Retype only what runs from the beginning of the data through the line with "idx = list(range(len(categories)))"; please omit the pictures and keep every line exact.

_The input_
--

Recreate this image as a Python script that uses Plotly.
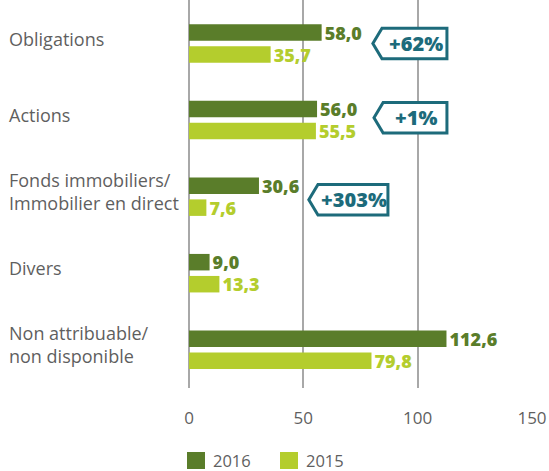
import plotly.graph_objects as go

categories = ["Obligations", "Actions", "Fonds immobiliers/<br>Immobilier en direct",
              "Divers", "Non attribuable/<br>non disponible"]
values_2016 = [58.0, 56.0, 30.6, 9.0, 112.6]
values_2015 = [35.7, 55.5, 7.6, 13.3, 79.8]
series_names = ["2016", "2015"]
tick_values = [0, 50, 100, 150]
tick_labels = ["0", "50", "100", "150"]
badge_labels = ["+62%", "+1%", "+303%"]

DARK = "#5a7d2a"
LIGHT = "#b4cd2d"
TEAL = "#1d6b7b"
GREY = "#5f5f5f"
GRID = "#a8a8a8"
FONT = "Open Sans"

W, H = 549, 471
ML, MR, MT, MB = 189, 17, 0, 83
PW, PH = W - ML - MR, H - MT - MB


def px_x(px):
    return (px - ML) / PW


def px_y(py):
    return (PH + MT - py) / PH


def fmt(v):
    return f"{v:.1f}".replace(".", ",")


idx = list(range(len(categories)))

fig = go.Figure()
for name, vals, col in [(series_names[0], values_2016, DARK), (series_names[1], values_2015, LIGHT)]:
    fig.add_trace(go.Bar(
        y=idx, x=vals, orientation="h", name=name,
        marker=dict(color=col, line=dict(width=0)),
        text=[fmt(v) for v in vals], textposition="outside",
        textfont=dict(color=col, size=18, family=FONT, weight=800),
        constraintext="none", cliponaxis=False, showlegend=False,
    ))

# category labels (left aligned)
for i, c in enumerate(categories):
    fig.add_annotation(
        x=px_x(8), xref="paper", y=i, yref="y", text=c, showarrow=False,
        xanchor="left", yanchor="middle", align="left", yshift=5, borderpad=0,
        font=dict(size=18, color=GREY, family=FONT),
    )

# badges: (category index, point x, rect right x, y offset)
badge_geom = [(0, 80.4, 112.8, 0.0), (1, 80.9, 112.8, -0.03), (2, 52.4, 87.0, 0.04)]
depth = 4.0
h = 0.2
for (i, xp, xr, dy), lab in zip(badge_geom, badge_labels):
    yc = i + dy
    xl = xp + depth
    path = (f"M {xp},{yc} L {xl},{yc - h} L {xr},{yc - h} "
            f"L {xr},{yc + h} L {xl},{yc + h} Z")
    fig.add_shape(type="path", path=path, xref="x", yref="y",
                  line=dict(color=TEAL, width=3), fillcolor="white", layer="above")
    fig.add_annotation(
        x=(xl + xr) / 2 + 0.6, y=yc, xref="x", yref="y", text=lab,
        showarrow=False, borderpad=0,
        font=dict(size=20, color=TEAL, family=FONT, weight=800),
    )

# legend (drawn manually to match the reference's sizes)
legend_items = [(series_names[0], DARK, 187), (series_names[1], LIGHT, 280)]
for name, col, x0 in legend_items:
    fig.add_shape(type="rect", xref="paper", yref="paper",
                  x0=px_x(x0), x1=px_x(x0 + 18), y0=px_y(469), y1=px_y(452),
                  fillcolor=col, line=dict(width=0))
    fig.add_annotation(
        x=px_x(x0 + 25), y=px_y(460), xref="paper", yref="paper", text=name,
        showarrow=False, xanchor="left", yanchor="middle", borderpad=0,
        font=dict(size=16.5, color=GREY, family=FONT),
    )

fig.update_layout(
    width=W, height=H,
    margin=dict(l=ML, r=MR, t=MT, b=MB),
    paper_bgcolor="white", plot_bgcolor="white",
    barmode="group", bargap=0.425, bargroupgap=0.25,
    font=dict(family=FONT, color=GREY, size=16),
    xaxis=dict(
        range=[0, 150], tickvals=tick_values, ticktext=tick_labels,
        showgrid=True, gridcolor=GRID, gridwidth=2,
        zeroline=True, zerolinecolor=GRID, zerolinewidth=2,
        showline=False, ticks="", ticklabelstandoff=18,
        tickfont=dict(size=17, color=GREY, family=FONT), fixedrange=True,
    ),
    yaxis=dict(
        range=[4.5, -0.569], showticklabels=False, showgrid=False,
        zeroline=False, showline=False, ticks="", fixedrange=True,
    ),
    showlegend=False,
)

fig.write_html("out.html", config={"displayModeBar": False},
               post_script="document.body.style.margin='0px';")
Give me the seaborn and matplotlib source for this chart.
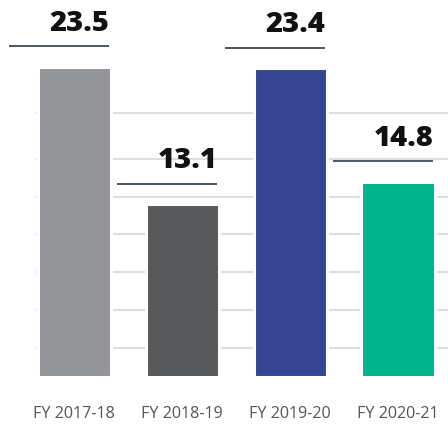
import matplotlib
matplotlib.use("Agg")
import matplotlib.pyplot as plt
import seaborn as sns
import pandas as pd

# Fiscal-year values
years = ["FY 2017-18", "FY 2018-19", "FY 2019-20", "FY 2020-21"]
values = [23.5, 13.1, 23.4, 14.8]
colors = ["#939598", "#58595b", "#354593", "#00b48c"]
grid_levels = [2.2, 5.1, 7.95, 10.85, 13.65, 16.5, 20.0]

sns.set_theme(style="white")
plt.rcParams["font.family"] = ["Open Sans", "DejaVu Sans"]

df = pd.DataFrame({"year": years, "value": values})

fig = plt.figure(figsize=(4.48, 4.24), dpi=100)
ax = fig.add_axes([36 / 448, 47 / 424, 412 / 448, 377 / 424])

bar_w = 0.676
sns.barplot(data=df, x="year", y="value", hue="year", palette=colors,
            legend=False, width=bar_w, edgecolor="white", linewidth=2.2,
            saturation=1, ax=ax, zorder=3)

ax.set_xlim(-0.352, 3.463)
ax.set_ylim(0, 28.56)
ax.set_yticks(grid_levels)
ax.yaxis.grid(True, color="#dedede", linewidth=1.5, zorder=0)
ax.set_axisbelow(True)
ax.tick_params(axis="y", left=False, labelleft=False)
ax.tick_params(axis="x", length=0, pad=21, labelsize=11.6, labelcolor="#555555")
ax.set_xlabel("")
ax.set_ylabel("")
for s in ax.spines.values():
    s.set_visible(False)

# value labels sitting on a short rule above each bar
line_gap = 1.55
text_gap = 1.15
rule_len = 0.93
half_vis = (bar_w - 0.02) / 2
for i, v in enumerate(values):
    right = i + half_vis
    ax.hlines(v + line_gap, right - rule_len, right, color="#3d4a55",
              linewidth=1.3, clip_on=False, zorder=4)
    ax.text(right, v + line_gap + text_gap, f"{v:.1f}", ha="right",
            va="baseline", fontsize=21, fontweight=800, color="#111111",
            zorder=5, clip_on=False)

fig.savefig("out.png", dpi=100)
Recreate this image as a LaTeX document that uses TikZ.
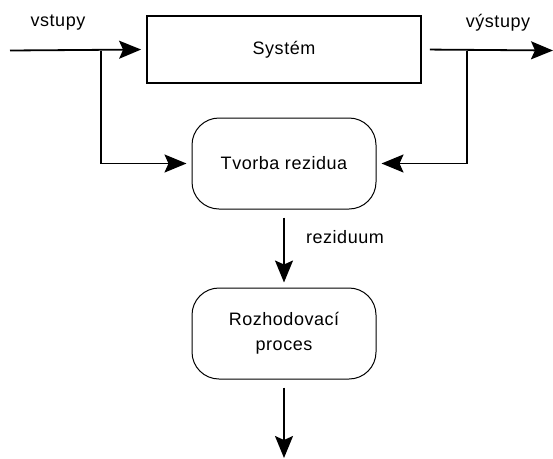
\documentclass[tikz,border=0pt]{standalone}
\usepackage{fontspec}
\setmainfont[LetterSpace=3]{Liberation Sans}
\usetikzlibrary{arrows.meta}
\tikzset{
  blok/.style={draw, line width=1.8pt, minimum width=274pt, minimum height=67pt},
  proces/.style={draw, line width=1pt, rounded corners=27pt, minimum width=184pt, minimum height=91pt, align=center},
  sipka/.style={line width=1.8pt, -{Stealth[length=22pt, width=18pt, inset=4pt]}},
  cara/.style={line width=1.8pt},
  popis/.style={inner sep=0pt}
}
\begin{document}
\begin{tikzpicture}[x=1pt, y=-1pt, font=\fontsize{18}{25}\selectfont]
\useasboundingbox (0,0) rectangle (553,458);
% bloky
\node[blok] (sys) at (284,49.5) {Systém};
\node[proces] (tvorba) at (284,163.5) {Tvorba rezidua};
\node[proces] (rozh) at (284,333.5) {Rozhodovací\\proces};
% popisy
\node[popis] (vst) at (58,23) {vstupy};
\node[popis] (vyst) at (498,23) {výstupy};
\node[popis] (rez) at (345,237) {reziduum};
% body
\coordinate (vstup) at (10,50.5);
\coordinate (odb1) at (101,50.5);
\coordinate (roh1) at (101,163.5);
\coordinate (odb2) at (467,50.5);
\coordinate (roh2) at (467,163.5);
\coordinate (vystup) at (553,50.5);
\coordinate (konec) at (284,458);
% spoje
\draw[sipka, shorten >=5pt] (vstup) -- (sys.west);
\draw[cara] (odb1) -- (roh1);
\draw[sipka, shorten >=5pt] (roh1) -- (tvorba.west);
\draw[sipka, shorten <=8pt] (sys.east) -- (vystup);
\draw[cara] (odb2) -- (roh2);
\draw[sipka, shorten >=5pt] (roh2) -- (tvorba.east);
\draw[sipka, shorten <=8pt, shorten >=5pt] (tvorba.south) -- (rozh.north);
\draw[sipka, shorten <=8pt] (rozh.south) -- (konec);
\end{tikzpicture}
\end{document}
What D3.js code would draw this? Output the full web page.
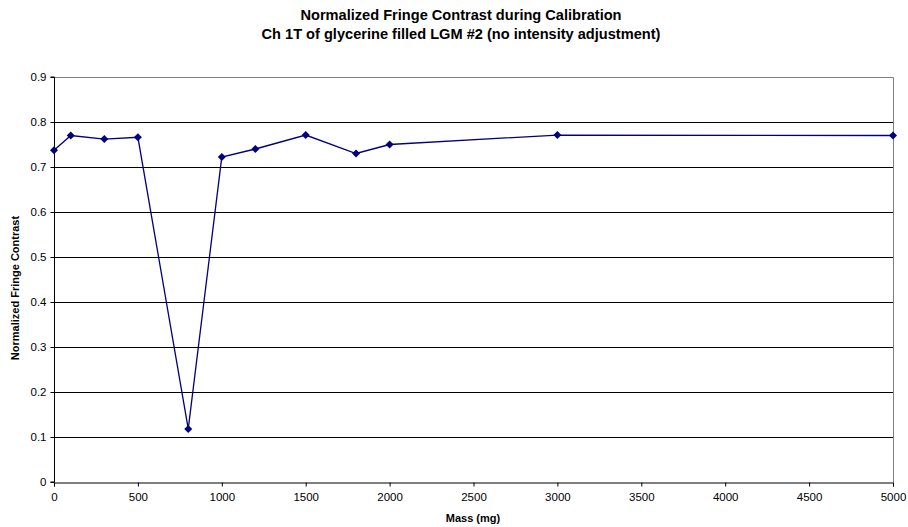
<!DOCTYPE html>
<html><head><meta charset="utf-8">
<script src="https://cdn.jsdelivr.net/npm/d3@7"></script>
<style>body{margin:0;background:#fff}svg{display:block;font-family:Arial,"Liberation Sans",sans-serif}</style>
</head><body><svg id="c" width="908" height="527"></svg>
<script>
const massMg = [0, 100, 300, 500, 800, 1000, 1200, 1500, 1800, 2000, 3000, 5000];
const contrast = [0.737, 0.770, 0.762, 0.766, 0.118, 0.722, 0.740, 0.771, 0.730, 0.750, 0.771, 0.770];
const xTicks = [0,500,1000,1500,2000,2500,3000,3500,4000,4500,5000];
const yTicks = [0,0.1,0.2,0.3,0.4,0.5,0.6,0.7,0.8,0.9];
const titleLines = ["Normalized Fringe Contrast during Calibration","Ch 1T of glycerine filled LGM #2 (no intensity adjustment)"];

const svg = d3.select("#c");
const L=54,R=893,T=77,B=482;
const x = d3.scaleLinear().domain([0,5000]).range([L,R]);
const y = d3.scaleLinear().domain([0,0.9]).range([B,T]);

// gridlines
svg.append("g").selectAll("line").data(yTicks.filter(d=>d>0&&d<0.9)).join("line")
  .attr("x1",L).attr("x2",R).attr("y1",d=>Math.round(y(d))+0.5).attr("y2",d=>Math.round(y(d))+0.5)
  .attr("stroke","#000").attr("stroke-width",1);
// top & right border
svg.append("path").attr("d",`M${L},${T+0.5}H${R+0.5}V${B}`).attr("fill","none").attr("stroke","#808080");

// axes
const yAxis = svg.append("g").attr("transform",`translate(${L+0.5},0)`)
  .call(d3.axisLeft(y).tickValues(yTicks).tickSize(4).tickPadding(4).tickFormat(d=>d===0?"0":d3.format(".1f")(d)));
const xAxis = svg.append("g").attr("transform",`translate(0,${B+0.5})`)
  .call(d3.axisBottom(x).tickValues(xTicks).tickSize(4).tickPadding(6).tickFormat(d3.format("d")));
[yAxis,xAxis].forEach(a=>{
  a.select(".domain").attr("stroke","#000");
  a.selectAll(".tick line").attr("stroke","#000");
  a.selectAll("text").attr("font-size","11.5px").attr("fill","#000").attr("font-family","Arial,'Liberation Sans',sans-serif");
});
yAxis.select(".domain").attr("d",`M-4,${B}H0V${T}H-4`);

// line
const pts = massMg.map((m,i)=>[m,contrast[i]]);
svg.append("path").datum(pts).attr("fill","none").attr("stroke","#000080").attr("stroke-width",1.3)
  .attr("d",d3.line().x(d=>x(d[0])).y(d=>y(d[1])));
svg.append("g").selectAll("path").data(pts).join("path")
  .attr("transform",d=>`translate(${x(d[0])},${y(d[1])})`)
  .attr("d","M0,-4L4,0L0,4L-4,0Z").attr("fill","#000080");

// titles
svg.append("g").selectAll("text").data(titleLines).join("text")
  .attr("x",461).attr("y",(d,i)=>20+i*18.5).attr("text-anchor","middle")
  .attr("font-size","14.6px").attr("font-weight","bold").text(d=>d);
svg.append("text").attr("x",473).attr("y",522).attr("text-anchor","middle")
  .attr("font-size","11px").attr("font-weight","bold").text("Mass (mg)");
svg.append("text").attr("transform",`translate(19,288) rotate(-90)`).attr("text-anchor","middle")
  .attr("font-size","11px").attr("font-weight","bold").text("Normalized Fringe Contrast");
</script></body></html>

--

_Answer for this exercise_
Recreate this image as a Python script that uses Plotly.
import plotly.graph_objects as go

categories = ["Obligations", "Actions", "Fonds immobiliers/<br>Immobilier en direct",
              "Divers", "Non attribuable/<br>non disponible"]
values_2016 = [58.0, 56.0, 30.6, 9.0, 112.6]
values_2015 = [35.7, 55.5, 7.6, 13.3, 79.8]
series_names = ["2016", "2015"]
tick_values = [0, 50, 100, 150]
tick_labels = ["0", "50", "100", "150"]
badge_labels = ["+62%", "+1%", "+303%"]

DARK = "#5a7d2a"
LIGHT = "#b4cd2d"
TEAL = "#1d6b7b"
GREY = "#5f5f5f"
GRID = "#a8a8a8"
FONT = "Open Sans"

W, H = 549, 471
ML, MR, MT, MB = 189, 17, 0, 83
PW, PH = W - ML - MR, H - MT - MB


def px_x(px):
    return (px - ML) / PW


def px_y(py):
    return (PH + MT - py) / PH


def fmt(v):
    return f"{v:.1f}".replace(".", ",")


idx = list(range(len(categories)))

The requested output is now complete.